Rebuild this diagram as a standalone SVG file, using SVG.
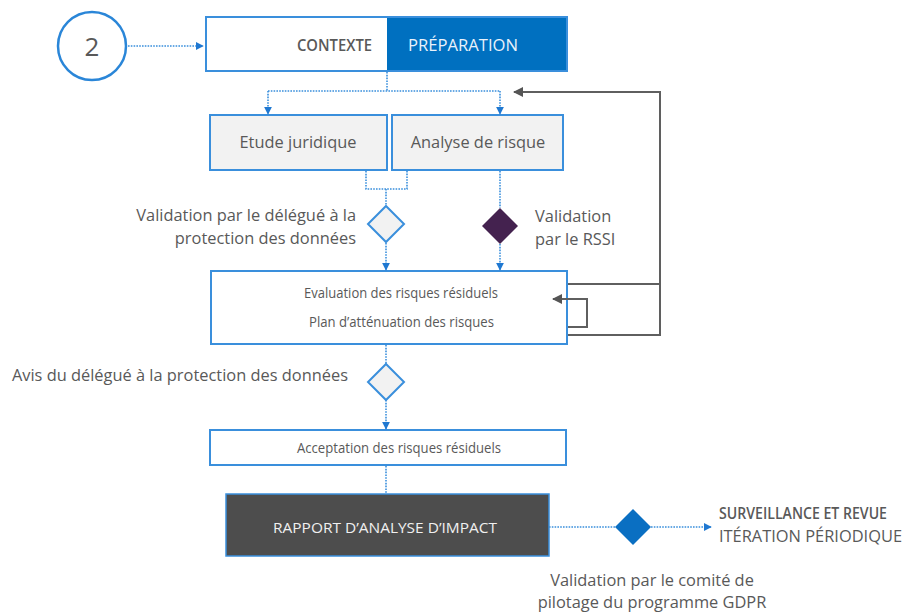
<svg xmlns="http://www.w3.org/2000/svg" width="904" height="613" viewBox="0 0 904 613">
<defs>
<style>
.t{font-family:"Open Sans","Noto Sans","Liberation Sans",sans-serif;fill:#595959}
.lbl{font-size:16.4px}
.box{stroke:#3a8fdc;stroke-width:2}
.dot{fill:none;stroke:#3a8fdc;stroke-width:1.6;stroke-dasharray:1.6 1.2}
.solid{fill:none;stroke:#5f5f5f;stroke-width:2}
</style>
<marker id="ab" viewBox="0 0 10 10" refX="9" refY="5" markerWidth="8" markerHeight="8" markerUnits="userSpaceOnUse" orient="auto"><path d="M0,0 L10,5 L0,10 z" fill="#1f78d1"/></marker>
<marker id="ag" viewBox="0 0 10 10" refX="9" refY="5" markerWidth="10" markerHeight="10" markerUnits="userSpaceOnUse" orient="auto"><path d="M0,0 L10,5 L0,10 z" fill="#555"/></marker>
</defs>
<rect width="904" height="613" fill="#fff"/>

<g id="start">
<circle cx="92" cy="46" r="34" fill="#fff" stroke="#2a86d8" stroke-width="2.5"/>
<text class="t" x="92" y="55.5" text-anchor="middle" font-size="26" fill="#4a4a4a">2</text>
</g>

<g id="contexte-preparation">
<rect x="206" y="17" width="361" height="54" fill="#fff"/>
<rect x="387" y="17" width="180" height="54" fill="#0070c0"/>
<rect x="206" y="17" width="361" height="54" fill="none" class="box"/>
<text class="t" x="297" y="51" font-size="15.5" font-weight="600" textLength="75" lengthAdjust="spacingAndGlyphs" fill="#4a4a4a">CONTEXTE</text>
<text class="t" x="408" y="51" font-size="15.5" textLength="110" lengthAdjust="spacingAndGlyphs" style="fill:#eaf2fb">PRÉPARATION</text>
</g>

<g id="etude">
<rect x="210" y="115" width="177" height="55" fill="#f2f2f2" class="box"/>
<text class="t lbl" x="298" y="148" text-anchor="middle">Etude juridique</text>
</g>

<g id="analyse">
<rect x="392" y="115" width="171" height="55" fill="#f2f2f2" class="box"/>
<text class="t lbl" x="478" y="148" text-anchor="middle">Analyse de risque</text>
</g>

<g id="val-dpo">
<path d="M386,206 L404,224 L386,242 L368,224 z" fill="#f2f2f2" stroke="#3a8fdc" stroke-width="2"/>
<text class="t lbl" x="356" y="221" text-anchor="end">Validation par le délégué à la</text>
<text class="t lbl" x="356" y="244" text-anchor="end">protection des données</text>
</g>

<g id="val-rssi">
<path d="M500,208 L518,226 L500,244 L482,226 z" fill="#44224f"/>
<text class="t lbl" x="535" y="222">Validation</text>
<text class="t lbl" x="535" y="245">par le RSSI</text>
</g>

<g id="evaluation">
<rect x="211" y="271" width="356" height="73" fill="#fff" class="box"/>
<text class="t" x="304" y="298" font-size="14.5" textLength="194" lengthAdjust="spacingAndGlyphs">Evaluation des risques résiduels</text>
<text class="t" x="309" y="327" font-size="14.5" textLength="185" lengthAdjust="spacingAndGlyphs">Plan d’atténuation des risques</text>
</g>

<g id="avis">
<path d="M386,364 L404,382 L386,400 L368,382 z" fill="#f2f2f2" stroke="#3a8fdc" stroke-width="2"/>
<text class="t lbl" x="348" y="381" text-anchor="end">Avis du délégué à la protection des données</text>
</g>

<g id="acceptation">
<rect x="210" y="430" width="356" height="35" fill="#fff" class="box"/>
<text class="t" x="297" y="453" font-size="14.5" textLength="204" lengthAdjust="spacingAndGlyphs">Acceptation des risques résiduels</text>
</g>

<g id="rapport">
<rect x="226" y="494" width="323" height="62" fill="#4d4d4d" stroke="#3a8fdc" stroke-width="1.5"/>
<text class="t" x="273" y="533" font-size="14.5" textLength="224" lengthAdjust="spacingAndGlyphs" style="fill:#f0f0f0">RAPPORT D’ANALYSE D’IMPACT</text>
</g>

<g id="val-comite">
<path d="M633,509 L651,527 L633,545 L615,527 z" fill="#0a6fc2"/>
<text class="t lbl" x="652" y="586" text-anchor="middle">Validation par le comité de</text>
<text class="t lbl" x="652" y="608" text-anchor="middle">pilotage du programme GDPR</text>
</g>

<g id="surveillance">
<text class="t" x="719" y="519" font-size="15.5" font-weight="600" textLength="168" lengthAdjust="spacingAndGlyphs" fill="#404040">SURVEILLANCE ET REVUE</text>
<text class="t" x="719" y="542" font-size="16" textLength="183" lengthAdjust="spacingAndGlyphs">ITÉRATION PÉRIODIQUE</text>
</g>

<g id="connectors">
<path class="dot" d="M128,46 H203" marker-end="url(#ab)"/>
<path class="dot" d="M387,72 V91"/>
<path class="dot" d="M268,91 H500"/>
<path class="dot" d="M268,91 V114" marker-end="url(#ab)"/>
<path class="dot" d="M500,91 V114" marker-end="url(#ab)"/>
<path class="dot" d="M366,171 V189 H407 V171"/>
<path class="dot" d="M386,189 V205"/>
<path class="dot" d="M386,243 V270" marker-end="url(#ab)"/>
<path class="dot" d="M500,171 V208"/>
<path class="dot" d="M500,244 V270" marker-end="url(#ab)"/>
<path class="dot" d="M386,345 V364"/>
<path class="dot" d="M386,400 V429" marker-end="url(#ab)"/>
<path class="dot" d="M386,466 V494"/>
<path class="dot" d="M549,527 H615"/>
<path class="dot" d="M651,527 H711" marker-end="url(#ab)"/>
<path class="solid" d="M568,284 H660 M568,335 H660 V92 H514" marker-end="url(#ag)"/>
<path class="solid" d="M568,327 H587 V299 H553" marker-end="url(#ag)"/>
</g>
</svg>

====================

● **Exercise directions**: Leave out the pictures and reproduce the rest of the listing exactly.

● **Solution below**:
Rebuild this diagram as a standalone SVG file, using SVG.
<svg xmlns="http://www.w3.org/2000/svg" width="904" height="613" viewBox="0 0 904 613">
<defs>
<style>
.t{font-family:"Open Sans","Noto Sans","Liberation Sans",sans-serif;fill:#595959}
.lbl{font-size:16.4px}
.box{stroke:#3a8fdc;stroke-width:2}
.dot{fill:none;stroke:#3a8fdc;stroke-width:1.6;stroke-dasharray:1.6 1.2}
.solid{fill:none;stroke:#5f5f5f;stroke-width:2}
</style>
<marker id="ab" viewBox="0 0 10 10" refX="9" refY="5" markerWidth="8" markerHeight="8" markerUnits="userSpaceOnUse" orient="auto"><path d="M0,0 L10,5 L0,10 z" fill="#1f78d1"/></marker>
<marker id="ag" viewBox="0 0 10 10" refX="9" refY="5" markerWidth="10" markerHeight="10" markerUnits="userSpaceOnUse" orient="auto"><path d="M0,0 L10,5 L0,10 z" fill="#555"/></marker>
</defs>
<rect width="904" height="613" fill="#fff"/>

<g id="start">
<circle cx="92" cy="46" r="34" fill="#fff" stroke="#2a86d8" stroke-width="2.5"/>
<text class="t" x="92" y="55.5" text-anchor="middle" font-size="26" fill="#4a4a4a">2</text>
</g>

<g id="contexte-preparation">
<rect x="206" y="17" width="361" height="54" fill="#fff"/>
<rect x="387" y="17" width="180" height="54" fill="#0070c0"/>
<rect x="206" y="17" width="361" height="54" fill="none" class="box"/>
<text class="t" x="297" y="51" font-size="15.5" font-weight="600" textLength="75" lengthAdjust="spacingAndGlyphs" fill="#4a4a4a">CONTEXTE</text>
<text class="t" x="408" y="51" font-size="15.5" textLength="110" lengthAdjust="spacingAndGlyphs" style="fill:#eaf2fb">PRÉPARATION</text>
</g>

<g id="etude">
<rect x="210" y="115" width="177" height="55" fill="#f2f2f2" class="box"/>
<text class="t lbl" x="298" y="148" text-anchor="middle">Etude juridique</text>
</g>

<g id="analyse">
<rect x="392" y="115" width="171" height="55" fill="#f2f2f2" class="box"/>
<text class="t lbl" x="478" y="148" text-anchor="middle">Analyse de risque</text>
</g>

<g id="val-dpo">
<path d="M386,206 L404,224 L386,242 L368,224 z" fill="#f2f2f2" stroke="#3a8fdc" stroke-width="2"/>
<text class="t lbl" x="356" y="221" text-anchor="end">Validation par le délégué à la</text>
<text class="t lbl" x="356" y="244" text-anchor="end">protection des données</text>
</g>

<g id="val-rssi">
<path d="M500,208 L518,226 L500,244 L482,226 z" fill="#44224f"/>
<text class="t lbl" x="535" y="222">Validation</text>
<text class="t lbl" x="535" y="245">par le RSSI</text>
</g>

<g id="evaluation">
<rect x="211" y="271" width="356" height="73" fill="#fff" class="box"/>
<text class="t" x="304" y="298" font-size="14.5" textLength="194" lengthAdjust="spacingAndGlyphs">Evaluation des risques résiduels</text>
<text class="t" x="309" y="327" font-size="14.5" textLength="185" lengthAdjust="spacingAndGlyphs">Plan d’atténuation des risques</text>
</g>

<g id="avis">
<path d="M386,364 L404,382 L386,400 L368,382 z" fill="#f2f2f2" stroke="#3a8fdc" stroke-width="2"/>
<text class="t lbl" x="348" y="381" text-anchor="end">Avis du délégué à la protection des données</text>
</g>

<g id="acceptation">
<rect x="210" y="430" width="356" height="35" fill="#fff" class="box"/>
<text class="t" x="297" y="453" font-size="14.5" textLength="204" lengthAdjust="spacingAndGlyphs">Acceptation des risques résiduels</text>
</g>

<g id="rapport">
<rect x="226" y="494" width="323" height="62" fill="#4d4d4d" stroke="#3a8fdc" stroke-width="1.5"/>
<text class="t" x="273" y="533" font-size="14.5" textLength="224" lengthAdjust="spacingAndGlyphs" style="fill:#f0f0f0">RAPPORT D’ANALYSE D’IMPACT</text>
</g>

<g id="val-comite">
<path d="M633,509 L651,527 L633,545 L615,527 z" fill="#0a6fc2"/>
<text class="t lbl" x="652" y="586" text-anchor="middle">Validation par le comité de</text>
<text class="t lbl" x="652" y="608" text-anchor="middle">pilotage du programme GDPR</text>
</g>

<g id="surveillance">
<text class="t" x="719" y="519" font-size="15.5" font-weight="600" textLength="168" lengthAdjust="spacingAndGlyphs" fill="#404040">SURVEILLANCE ET REVUE</text>
<text class="t" x="719" y="542" font-size="16" textLength="183" lengthAdjust="spacingAndGlyphs">ITÉRATION PÉRIODIQUE</text>
</g>

<g id="connectors">
<path class="dot" d="M128,46 H203" marker-end="url(#ab)"/>
<path class="dot" d="M387,72 V91"/>
<path class="dot" d="M268,91 H500"/>
<path class="dot" d="M268,91 V114" marker-end="url(#ab)"/>
<path class="dot" d="M500,91 V114" marker-end="url(#ab)"/>
<path class="dot" d="M366,171 V189 H407 V171"/>
<path class="dot" d="M386,189 V205"/>
<path class="dot" d="M386,243 V270" marker-end="url(#ab)"/>
<path class="dot" d="M500,171 V208"/>
<path class="dot" d="M500,244 V270" marker-end="url(#ab)"/>
<path class="dot" d="M386,345 V364"/>
<path class="dot" d="M386,400 V429" marker-end="url(#ab)"/>
<path class="dot" d="M386,466 V494"/>
<path class="dot" d="M549,527 H615"/>
<path class="dot" d="M651,527 H711" marker-end="url(#ab)"/>
<path class="solid" d="M568,284 H660 M568,335 H660 V92 H514" marker-end="url(#ag)"/>
<path class="solid" d="M568,327 H587 V299 H553" marker-end="url(#ag)"/>
</g>
</svg>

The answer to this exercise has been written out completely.